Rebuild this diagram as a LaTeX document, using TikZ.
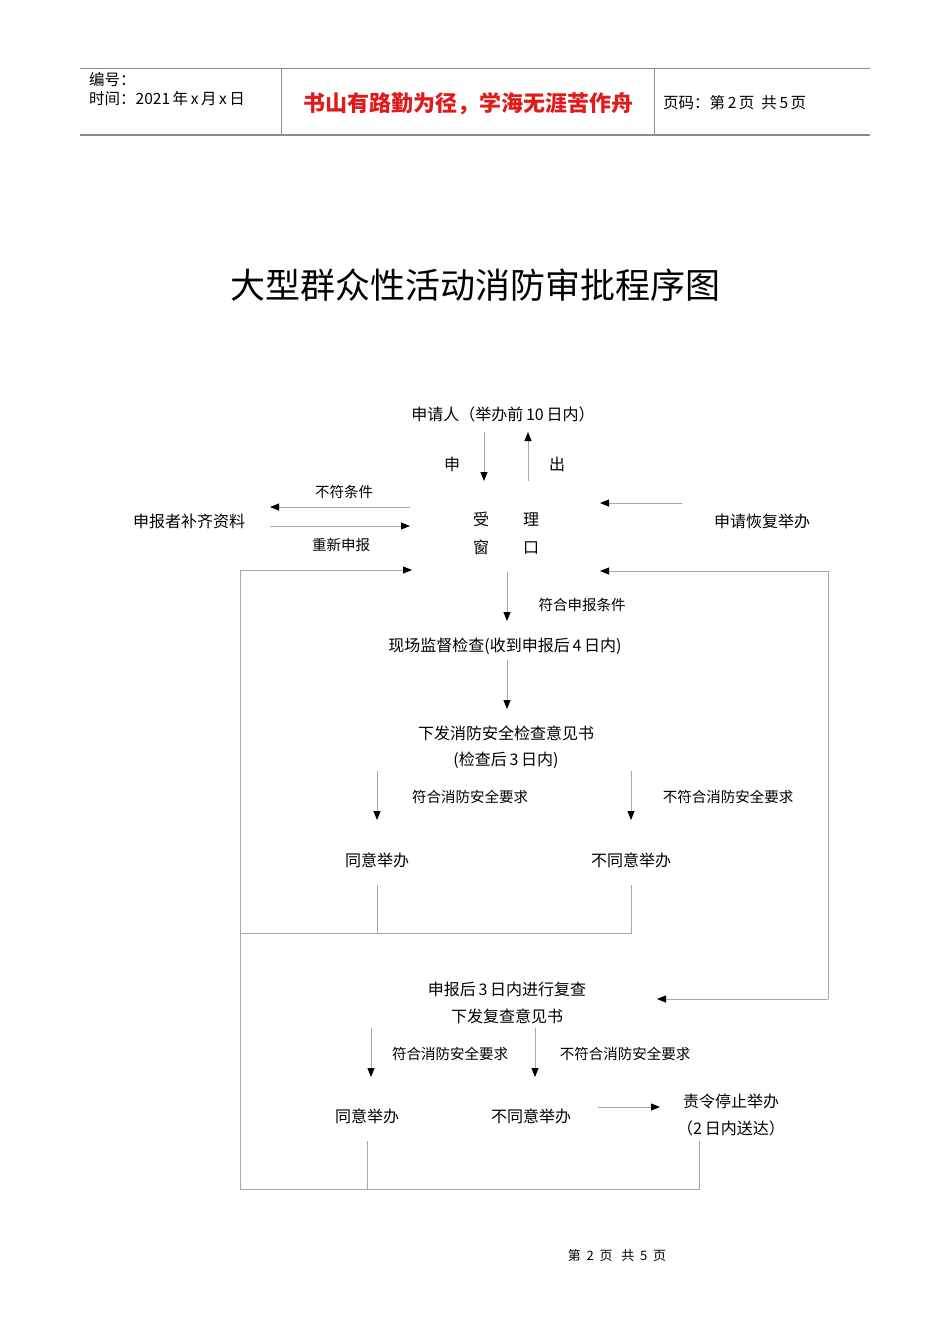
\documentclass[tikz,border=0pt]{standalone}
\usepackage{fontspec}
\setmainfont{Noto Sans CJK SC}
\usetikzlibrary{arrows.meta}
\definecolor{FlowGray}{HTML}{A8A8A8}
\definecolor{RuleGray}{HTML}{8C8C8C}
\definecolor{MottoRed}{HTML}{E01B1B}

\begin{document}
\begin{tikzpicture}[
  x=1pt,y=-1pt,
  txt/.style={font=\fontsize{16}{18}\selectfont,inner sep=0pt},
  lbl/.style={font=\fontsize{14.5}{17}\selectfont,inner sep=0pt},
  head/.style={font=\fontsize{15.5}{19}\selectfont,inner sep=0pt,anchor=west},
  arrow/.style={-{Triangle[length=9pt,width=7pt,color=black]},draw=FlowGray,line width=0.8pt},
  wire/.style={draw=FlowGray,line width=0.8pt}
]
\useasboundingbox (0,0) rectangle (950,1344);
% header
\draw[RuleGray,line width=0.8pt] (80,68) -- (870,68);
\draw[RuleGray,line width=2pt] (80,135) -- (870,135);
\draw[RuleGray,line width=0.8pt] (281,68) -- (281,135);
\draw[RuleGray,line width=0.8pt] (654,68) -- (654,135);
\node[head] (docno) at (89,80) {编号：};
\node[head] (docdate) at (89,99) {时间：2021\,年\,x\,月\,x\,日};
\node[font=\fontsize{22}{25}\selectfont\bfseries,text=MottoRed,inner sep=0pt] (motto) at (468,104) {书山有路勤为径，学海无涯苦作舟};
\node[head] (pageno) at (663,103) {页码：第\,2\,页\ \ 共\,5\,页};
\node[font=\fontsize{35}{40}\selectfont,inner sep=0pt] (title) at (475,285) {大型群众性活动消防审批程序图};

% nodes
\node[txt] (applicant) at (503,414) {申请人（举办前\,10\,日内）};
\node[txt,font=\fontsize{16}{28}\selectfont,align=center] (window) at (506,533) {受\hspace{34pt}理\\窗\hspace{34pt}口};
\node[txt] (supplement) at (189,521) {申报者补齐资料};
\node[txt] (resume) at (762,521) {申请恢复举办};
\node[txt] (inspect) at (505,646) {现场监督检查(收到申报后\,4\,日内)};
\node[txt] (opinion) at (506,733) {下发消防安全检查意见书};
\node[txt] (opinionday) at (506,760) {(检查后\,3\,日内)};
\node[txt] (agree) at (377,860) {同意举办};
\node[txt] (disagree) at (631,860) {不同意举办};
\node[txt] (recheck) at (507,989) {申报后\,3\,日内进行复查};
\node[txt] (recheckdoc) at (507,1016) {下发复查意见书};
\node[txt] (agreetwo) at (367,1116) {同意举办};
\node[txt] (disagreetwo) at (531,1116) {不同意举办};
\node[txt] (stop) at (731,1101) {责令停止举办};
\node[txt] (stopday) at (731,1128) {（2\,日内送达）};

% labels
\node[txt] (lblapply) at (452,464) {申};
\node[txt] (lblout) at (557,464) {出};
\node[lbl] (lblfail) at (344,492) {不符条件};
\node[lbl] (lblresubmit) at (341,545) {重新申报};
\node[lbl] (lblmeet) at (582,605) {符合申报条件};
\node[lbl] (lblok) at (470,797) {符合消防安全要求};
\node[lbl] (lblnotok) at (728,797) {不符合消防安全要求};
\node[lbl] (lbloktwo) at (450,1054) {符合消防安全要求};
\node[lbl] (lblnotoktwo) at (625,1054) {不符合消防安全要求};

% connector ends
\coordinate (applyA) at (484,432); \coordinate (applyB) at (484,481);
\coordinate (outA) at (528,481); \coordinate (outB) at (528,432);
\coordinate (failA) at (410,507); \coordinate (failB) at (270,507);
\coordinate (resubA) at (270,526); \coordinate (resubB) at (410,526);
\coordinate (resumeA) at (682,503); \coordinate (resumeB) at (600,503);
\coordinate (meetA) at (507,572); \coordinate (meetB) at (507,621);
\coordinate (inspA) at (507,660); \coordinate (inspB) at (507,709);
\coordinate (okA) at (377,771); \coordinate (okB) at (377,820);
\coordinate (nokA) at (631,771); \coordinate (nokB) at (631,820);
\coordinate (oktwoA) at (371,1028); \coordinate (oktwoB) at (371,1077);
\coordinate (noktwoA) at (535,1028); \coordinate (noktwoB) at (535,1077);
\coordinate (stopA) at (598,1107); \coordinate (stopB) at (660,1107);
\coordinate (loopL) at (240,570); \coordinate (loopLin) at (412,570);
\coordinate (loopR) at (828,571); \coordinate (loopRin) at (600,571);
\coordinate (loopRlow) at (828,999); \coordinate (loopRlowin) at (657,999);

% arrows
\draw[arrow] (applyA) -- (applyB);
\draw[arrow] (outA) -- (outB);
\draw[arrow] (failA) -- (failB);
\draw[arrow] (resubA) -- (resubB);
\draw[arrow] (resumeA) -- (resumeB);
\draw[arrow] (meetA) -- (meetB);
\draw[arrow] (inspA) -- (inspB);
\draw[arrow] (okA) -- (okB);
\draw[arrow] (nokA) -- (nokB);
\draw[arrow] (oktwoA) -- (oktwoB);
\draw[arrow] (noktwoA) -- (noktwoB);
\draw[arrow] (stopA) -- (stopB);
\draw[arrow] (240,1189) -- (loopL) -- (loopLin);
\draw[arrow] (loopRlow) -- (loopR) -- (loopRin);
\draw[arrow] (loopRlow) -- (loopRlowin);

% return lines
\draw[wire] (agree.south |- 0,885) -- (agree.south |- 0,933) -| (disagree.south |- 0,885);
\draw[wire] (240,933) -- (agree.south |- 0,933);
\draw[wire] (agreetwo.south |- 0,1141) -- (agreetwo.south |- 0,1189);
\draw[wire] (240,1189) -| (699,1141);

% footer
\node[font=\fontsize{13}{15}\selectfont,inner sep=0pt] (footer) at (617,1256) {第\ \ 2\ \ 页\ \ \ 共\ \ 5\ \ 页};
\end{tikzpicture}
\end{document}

Objective =
Write the lines above out again exactly, without any of their pictures.

Solution to this task =
Rebuild this diagram as a LaTeX document, using TikZ.
\documentclass[tikz,border=0pt]{standalone}
\usepackage{fontspec}
\setmainfont{Noto Sans CJK SC}
\usetikzlibrary{arrows.meta}
\definecolor{FlowGray}{HTML}{A8A8A8}
\definecolor{RuleGray}{HTML}{8C8C8C}
\definecolor{MottoRed}{HTML}{E01B1B}

\begin{document}
\begin{tikzpicture}[
  x=1pt,y=-1pt,
  txt/.style={font=\fontsize{16}{18}\selectfont,inner sep=0pt},
  lbl/.style={font=\fontsize{14.5}{17}\selectfont,inner sep=0pt},
  head/.style={font=\fontsize{15.5}{19}\selectfont,inner sep=0pt,anchor=west},
  arrow/.style={-{Triangle[length=9pt,width=7pt,color=black]},draw=FlowGray,line width=0.8pt},
  wire/.style={draw=FlowGray,line width=0.8pt}
]
\useasboundingbox (0,0) rectangle (950,1344);
% header
\draw[RuleGray,line width=0.8pt] (80,68) -- (870,68);
\draw[RuleGray,line width=2pt] (80,135) -- (870,135);
\draw[RuleGray,line width=0.8pt] (281,68) -- (281,135);
\draw[RuleGray,line width=0.8pt] (654,68) -- (654,135);
\node[head] (docno) at (89,80) {编号：};
\node[head] (docdate) at (89,99) {时间：2021\,年\,x\,月\,x\,日};
\node[font=\fontsize{22}{25}\selectfont\bfseries,text=MottoRed,inner sep=0pt] (motto) at (468,104) {书山有路勤为径，学海无涯苦作舟};
\node[head] (pageno) at (663,103) {页码：第\,2\,页\ \ 共\,5\,页};
\node[font=\fontsize{35}{40}\selectfont,inner sep=0pt] (title) at (475,285) {大型群众性活动消防审批程序图};

% nodes
\node[txt] (applicant) at (503,414) {申请人（举办前\,10\,日内）};
\node[txt,font=\fontsize{16}{28}\selectfont,align=center] (window) at (506,533) {受\hspace{34pt}理\\窗\hspace{34pt}口};
\node[txt] (supplement) at (189,521) {申报者补齐资料};
\node[txt] (resume) at (762,521) {申请恢复举办};
\node[txt] (inspect) at (505,646) {现场监督检查(收到申报后\,4\,日内)};
\node[txt] (opinion) at (506,733) {下发消防安全检查意见书};
\node[txt] (opinionday) at (506,760) {(检查后\,3\,日内)};
\node[txt] (agree) at (377,860) {同意举办};
\node[txt] (disagree) at (631,860) {不同意举办};
\node[txt] (recheck) at (507,989) {申报后\,3\,日内进行复查};
\node[txt] (recheckdoc) at (507,1016) {下发复查意见书};
\node[txt] (agreetwo) at (367,1116) {同意举办};
\node[txt] (disagreetwo) at (531,1116) {不同意举办};
\node[txt] (stop) at (731,1101) {责令停止举办};
\node[txt] (stopday) at (731,1128) {（2\,日内送达）};

% labels
\node[txt] (lblapply) at (452,464) {申};
\node[txt] (lblout) at (557,464) {出};
\node[lbl] (lblfail) at (344,492) {不符条件};
\node[lbl] (lblresubmit) at (341,545) {重新申报};
\node[lbl] (lblmeet) at (582,605) {符合申报条件};
\node[lbl] (lblok) at (470,797) {符合消防安全要求};
\node[lbl] (lblnotok) at (728,797) {不符合消防安全要求};
\node[lbl] (lbloktwo) at (450,1054) {符合消防安全要求};
\node[lbl] (lblnotoktwo) at (625,1054) {不符合消防安全要求};

% connector ends
\coordinate (applyA) at (484,432); \coordinate (applyB) at (484,481);
\coordinate (outA) at (528,481); \coordinate (outB) at (528,432);
\coordinate (failA) at (410,507); \coordinate (failB) at (270,507);
\coordinate (resubA) at (270,526); \coordinate (resubB) at (410,526);
\coordinate (resumeA) at (682,503); \coordinate (resumeB) at (600,503);
\coordinate (meetA) at (507,572); \coordinate (meetB) at (507,621);
\coordinate (inspA) at (507,660); \coordinate (inspB) at (507,709);
\coordinate (okA) at (377,771); \coordinate (okB) at (377,820);
\coordinate (nokA) at (631,771); \coordinate (nokB) at (631,820);
\coordinate (oktwoA) at (371,1028); \coordinate (oktwoB) at (371,1077);
\coordinate (noktwoA) at (535,1028); \coordinate (noktwoB) at (535,1077);
\coordinate (stopA) at (598,1107); \coordinate (stopB) at (660,1107);
\coordinate (loopL) at (240,570); \coordinate (loopLin) at (412,570);
\coordinate (loopR) at (828,571); \coordinate (loopRin) at (600,571);
\coordinate (loopRlow) at (828,999); \coordinate (loopRlowin) at (657,999);

% arrows
\draw[arrow] (applyA) -- (applyB);
\draw[arrow] (outA) -- (outB);
\draw[arrow] (failA) -- (failB);
\draw[arrow] (resubA) -- (resubB);
\draw[arrow] (resumeA) -- (resumeB);
\draw[arrow] (meetA) -- (meetB);
\draw[arrow] (inspA) -- (inspB);
\draw[arrow] (okA) -- (okB);
\draw[arrow] (nokA) -- (nokB);
\draw[arrow] (oktwoA) -- (oktwoB);
\draw[arrow] (noktwoA) -- (noktwoB);
\draw[arrow] (stopA) -- (stopB);
\draw[arrow] (240,1189) -- (loopL) -- (loopLin);
\draw[arrow] (loopRlow) -- (loopR) -- (loopRin);
\draw[arrow] (loopRlow) -- (loopRlowin);

% return lines
\draw[wire] (agree.south |- 0,885) -- (agree.south |- 0,933) -| (disagree.south |- 0,885);
\draw[wire] (240,933) -- (agree.south |- 0,933);
\draw[wire] (agreetwo.south |- 0,1141) -- (agreetwo.south |- 0,1189);
\draw[wire] (240,1189) -| (699,1141);

% footer
\node[font=\fontsize{13}{15}\selectfont,inner sep=0pt] (footer) at (617,1256) {第\ \ 2\ \ 页\ \ \ 共\ \ 5\ \ 页};
\end{tikzpicture}
\end{document}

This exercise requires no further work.